History is not to be memorized but to be debated, explained and interpreted through various lenses. When monopolized, history has deprived society of having different ways to look at things. The history of the Oct. 6, 1976 massacre is no exception.
It’s been 40 years since the day in which right-wing paramilitary lynched and killed at least 46 people at Thammasat University. Some may say this can be explained as the action of a heavily propagandized ultra-royalist mob, who chose to kill in order to protect the monarchy, amidst fears of Thailand becoming a communist state and the monarchy being ousted.
Forty years on, we need more views, nuance and debate about the incident, or risk turning the arguably darkest episode of modern Thai political history into an annual ritual of wreath-laying, followed by a succession of key and low note speeches.
Whilst it must be acknowledged, the task of uncovering what truly happened needs to be opened up to voices beyond those of the so-called Oct. 6 generation. How many people were exactly hung at Sanam Luang (Royal Lawn)? Who was the mastermind of the lynching? Or was it spontaneous?
There should be attempts to record more voices from the right-wing who were on the side of the perpetrators, in order to understand why they think people committed such atrocious crimes – or whether they see them as crimes at all.
One influential ultra-royalist novelist, Wimon Siripaiboon, better known by her pen name Tommayantee, gave an interview to nationweekend.com magazine back in February 2013, touching on her role in agitating the right-wing movement back then by saying:
“Regarding Oct. 6,  I say if it didn’t end up like that we would have ended up like Laos, Vietnam or Cambodia.
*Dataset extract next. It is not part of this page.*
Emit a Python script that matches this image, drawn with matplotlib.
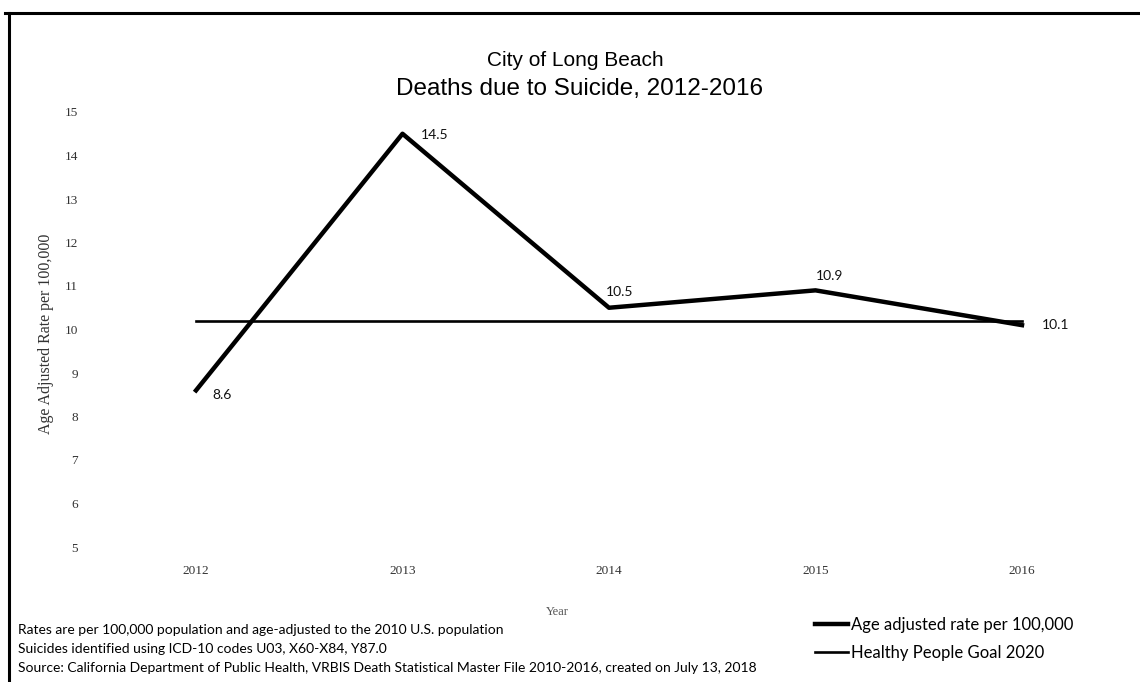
import matplotlib
matplotlib.use("Agg")
import matplotlib.pyplot as plt
from matplotlib.lines import Line2D

years = ["2012", "2013", "2014", "2015", "2016"]
rates = [8.6, 14.5, 10.5, 10.9, 10.1]
goal = [10.2, 10.2, 10.2, 10.2, 10.2]
rate_labels = ["8.6", "14.5", "10.5", "10.9", "10.1"]
yticks = [5, 6, 7, 8, 9, 10, 11, 12, 13, 14, 15]
footnotes = [
    "Rates are per 100,000 population and age-adjusted to the 2010 U.S. population",
    "Suicides identified using ICD-10 codes U03, X60-X84, Y87.0",
    "Source: California Department of Public Health, VRBIS Death Statistical Master File 2010-2016, created on July 13, 2018",
]
legend_labels = ["Age adjusted rate per 100,000", "Healthy People Goal 2020"]

W, H = 1140, 682
fig = plt.figure(figsize=(W / 100, H / 100), dpi=100)
fig.patch.set_facecolor("white")

sans = ["Liberation Sans", "DejaVu Sans"]
cal = ["Lato", "DejaVu Sans"]
serif = ["Liberation Serif", "DejaVu Serif"]

def fx(px):
    return px / W

def fy(py):
    return 1 - py / H

# figure border lines (top and left)
fig.add_artist(Line2D([fx(5), fx(1140)], [fy(13), fy(13)], color="black", lw=2.2))
fig.add_artist(Line2D([fx(9), fx(9)], [fy(13), fy(682)], color="black", lw=2.2))

x0, x1 = 196, 1022
y15, y5 = 112, 547
ax = fig.add_axes([fx(x0), fy(y5), (x1 - x0) / W, (y5 - y15) / H])
xs = list(range(len(years)))
ax.plot(xs, goal, color="black", lw=1.9, clip_on=False, label=legend_labels[1], zorder=2)
ax.plot(xs, rates, color="black", lw=3.2, clip_on=False, label=legend_labels[0], zorder=3)
ax.set_xlim(0, 4)
ax.set_ylim(5, 15)
for s in ax.spines.values():
    s.set_visible(False)
ax.set_xticks(xs)
ax.set_xticklabels(years, fontfamily=serif, fontsize=9.5, color="#333333")
ax.set_yticks(yticks)
ax.set_yticklabels([str(v) for v in yticks], fontfamily=serif, fontsize=9.5, color="#333333")
ax.tick_params(axis="x", length=0, pad=13)
ax.tick_params(axis="y", length=0, pad=85)
ax.set_ylabel("Age Adjusted Rate per 100,000", fontfamily=serif, fontsize=11.5, color="#333333")
ax.yaxis.set_label_coords(-0.172, 0.49)

offsets = [(12, -3), (13, -1), (-2, 11), (0, 10), (14, 0)]
has = ["left", "left", "left", "left", "left"]
for i, (lbl, v) in enumerate(zip(rate_labels, rates)):
    ax.annotate(lbl, (xs[i], v), xytext=offsets[i], textcoords="offset points",
                ha=has[i], va="center", fontsize=10, fontfamily=cal, color="#111111")

# titles
fig.text(fx(575), fy(60), "City of Long Beach", ha="center", va="center",
         fontsize=15, fontfamily=sans)
fig.text(fx(580), fy(89), "Deaths due to Suicide, 2012-2016", ha="center", va="center",
         fontsize=17.5, fontfamily=sans)

fig.text(fx(557), fy(612), "Year", ha="center", va="center", fontsize=9,
         fontfamily=serif, color="#555555")

for t, py in zip(footnotes, [630, 649, 668]):
    fig.text(fx(18), fy(py), t, ha="left", va="center", fontsize=10, fontfamily=cal)

h, l = ax.get_legend_handles_labels()
order = [1, 0]
leg = fig.legend([h[i] for i in order], [l[i] for i in order], loc="upper left",
                 bbox_to_anchor=(fx(808), fy(610)), frameon=False,
                 prop={"family": cal, "size": 12}, handlelength=2.0, handletextpad=0.2,
                 labelspacing=0.75, borderaxespad=0)

fig.savefig("out.png", dpi=100, facecolor="white")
Is that not true? It was communists back then [that we were dealing with] … I don’t care what the communists do, but regarding the King and the Thai royal family – don’t touch… They have been criticizing me for years. They said it was my fault and I said yes, my fault was to love my motherland.”
More views from the other side of the political divide should be welcomed, regardless of whether one approves of the views or not.
Instead of more or less monotonous recounts from the Oct. 6 generation, those too young to have been involved as well as those who were not yet born at the time, should try to make their own interpretation or the incident and ask themselves what they have learned from it.
Chanoknan Ruamsap, 23, co-speaker in the “New Democracy Movement” told me that the most important lesson she learnt was that although “it’s been 40 years, some still do not want to accept the truth, and they try to forget and erase this history.”
Abinya Sawatvarakorn, 24, student activist, and a Masters student at Thammasat University’s College of Interdisciplinary Studies said: “It’s a good lesson reminding us that opponents are ready to resort to violence, be it in 1973, 1976, 1992 or 2010.”
As for Parit Chiwarak, 18, a “Mattayom 6” student activist from Triam Udomsuksa School, thinks part of the people who attacked the technical students, were once on democracy’s side back in Oct. 1973. “So we have to learn to preserve the solidarity of the movement, otherwise history will repeat itself.”
Then there is Netiwit Chotipatpaisalm 20, first-year political science student and student activist at Chulalongkorn University.
“We can try to learn why people commit massacres and how they organize themselves,” said Netiwit.
As for myself, I was eight and too young, but seeing the gory pictures of lynchings, hate and senseless killings taught me that one should never fall prey to propaganda to the point of losing one’s humanity.
America has different takes of its history. Late American historian Howard Zinn, seminal to me, wrote ‘A People’s History Of The United States’, which is a much more sobering chronicle and interpretation of that nation. Thailand needs to reassess and rethink its history too, and the Oct. 6 massacre is no exception.
It’s time to try and break any hegemonic monopoly on how to remember our past, for those who control the past often dictate the future.
History should not be static but refreshed through new findings and perspectives.